=== Data excerpt ===
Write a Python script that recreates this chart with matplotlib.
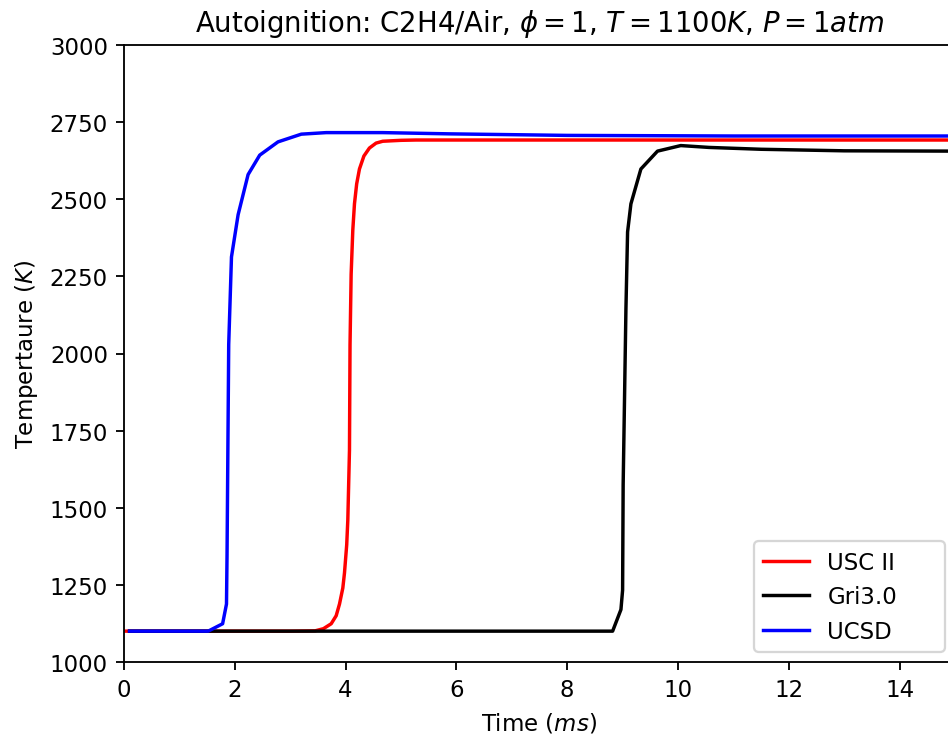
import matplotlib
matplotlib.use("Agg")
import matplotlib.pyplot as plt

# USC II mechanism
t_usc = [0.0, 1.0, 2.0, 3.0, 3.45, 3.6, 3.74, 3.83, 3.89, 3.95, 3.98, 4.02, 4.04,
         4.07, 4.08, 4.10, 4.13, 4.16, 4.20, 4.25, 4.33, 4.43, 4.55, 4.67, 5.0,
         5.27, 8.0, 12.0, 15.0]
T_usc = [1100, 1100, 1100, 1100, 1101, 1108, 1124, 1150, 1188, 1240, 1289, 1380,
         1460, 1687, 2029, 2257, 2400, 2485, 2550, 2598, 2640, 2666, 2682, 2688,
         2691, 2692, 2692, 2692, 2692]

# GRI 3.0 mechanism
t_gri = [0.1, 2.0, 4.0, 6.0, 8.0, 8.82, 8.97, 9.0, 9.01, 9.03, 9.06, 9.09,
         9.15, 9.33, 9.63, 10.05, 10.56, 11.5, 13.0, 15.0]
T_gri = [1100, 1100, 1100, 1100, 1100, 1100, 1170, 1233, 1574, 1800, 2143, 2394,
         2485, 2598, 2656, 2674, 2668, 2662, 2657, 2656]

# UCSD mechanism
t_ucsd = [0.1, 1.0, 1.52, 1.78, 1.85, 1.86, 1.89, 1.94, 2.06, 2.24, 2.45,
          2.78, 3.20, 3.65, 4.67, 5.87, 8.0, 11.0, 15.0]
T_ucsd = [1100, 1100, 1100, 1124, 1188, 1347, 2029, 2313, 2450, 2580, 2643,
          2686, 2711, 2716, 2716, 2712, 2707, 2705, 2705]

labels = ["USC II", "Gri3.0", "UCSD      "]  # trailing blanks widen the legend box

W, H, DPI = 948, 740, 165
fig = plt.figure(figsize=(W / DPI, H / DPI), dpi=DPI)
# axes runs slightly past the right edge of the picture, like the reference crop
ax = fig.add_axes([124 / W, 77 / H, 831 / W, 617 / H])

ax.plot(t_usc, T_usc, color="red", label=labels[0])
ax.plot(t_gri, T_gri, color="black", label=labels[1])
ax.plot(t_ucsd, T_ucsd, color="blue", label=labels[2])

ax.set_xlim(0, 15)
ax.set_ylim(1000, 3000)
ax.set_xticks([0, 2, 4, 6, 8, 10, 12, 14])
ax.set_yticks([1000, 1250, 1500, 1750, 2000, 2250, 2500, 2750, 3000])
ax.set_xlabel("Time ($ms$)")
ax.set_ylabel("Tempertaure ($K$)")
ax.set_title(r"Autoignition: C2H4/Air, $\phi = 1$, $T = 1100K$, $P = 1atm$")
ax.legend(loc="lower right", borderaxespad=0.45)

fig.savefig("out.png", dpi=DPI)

=== What the exercise asks ===
Take the listing above and restate it word for word, without its pictures.

=== Reply ===
Write a Python script that recreates this chart with matplotlib.
import matplotlib
matplotlib.use("Agg")
import matplotlib.pyplot as plt

# USC II mechanism
t_usc = [0.0, 1.0, 2.0, 3.0, 3.45, 3.6, 3.74, 3.83, 3.89, 3.95, 3.98, 4.02, 4.04,
         4.07, 4.08, 4.10, 4.13, 4.16, 4.20, 4.25, 4.33, 4.43, 4.55, 4.67, 5.0,
         5.27, 8.0, 12.0, 15.0]
T_usc = [1100, 1100, 1100, 1100, 1101, 1108, 1124, 1150, 1188, 1240, 1289, 1380,
         1460, 1687, 2029, 2257, 2400, 2485, 2550, 2598, 2640, 2666, 2682, 2688,
         2691, 2692, 2692, 2692, 2692]

# GRI 3.0 mechanism
t_gri = [0.1, 2.0, 4.0, 6.0, 8.0, 8.82, 8.97, 9.0, 9.01, 9.03, 9.06, 9.09,
         9.15, 9.33, 9.63, 10.05, 10.56, 11.5, 13.0, 15.0]
T_gri = [1100, 1100, 1100, 1100, 1100, 1100, 1170, 1233, 1574, 1800, 2143, 2394,
         2485, 2598, 2656, 2674, 2668, 2662, 2657, 2656]

# UCSD mechanism
t_ucsd = [0.1, 1.0, 1.52, 1.78, 1.85, 1.86, 1.89, 1.94, 2.06, 2.24, 2.45,
          2.78, 3.20, 3.65, 4.67, 5.87, 8.0, 11.0, 15.0]
T_ucsd = [1100, 1100, 1100, 1124, 1188, 1347, 2029, 2313, 2450, 2580, 2643,
          2686, 2711, 2716, 2716, 2712, 2707, 2705, 2705]

labels = ["USC II", "Gri3.0", "UCSD      "]  # trailing blanks widen the legend box

W, H, DPI = 948, 740, 165
fig = plt.figure(figsize=(W / DPI, H / DPI), dpi=DPI)
# axes runs slightly past the right edge of the picture, like the reference crop
ax = fig.add_axes([124 / W, 77 / H, 831 / W, 617 / H])

ax.plot(t_usc, T_usc, color="red", label=labels[0])
ax.plot(t_gri, T_gri, color="black", label=labels[1])
ax.plot(t_ucsd, T_ucsd, color="blue", label=labels[2])

ax.set_xlim(0, 15)
ax.set_ylim(1000, 3000)
ax.set_xticks([0, 2, 4, 6, 8, 10, 12, 14])
ax.set_yticks([1000, 1250, 1500, 1750, 2000, 2250, 2500, 2750, 3000])
ax.set_xlabel("Time ($ms$)")
ax.set_ylabel("Tempertaure ($K$)")
ax.set_title(r"Autoignition: C2H4/Air, $\phi = 1$, $T = 1100K$, $P = 1atm$")
ax.legend(loc="lower right", borderaxespad=0.45)

fig.savefig("out.png", dpi=DPI)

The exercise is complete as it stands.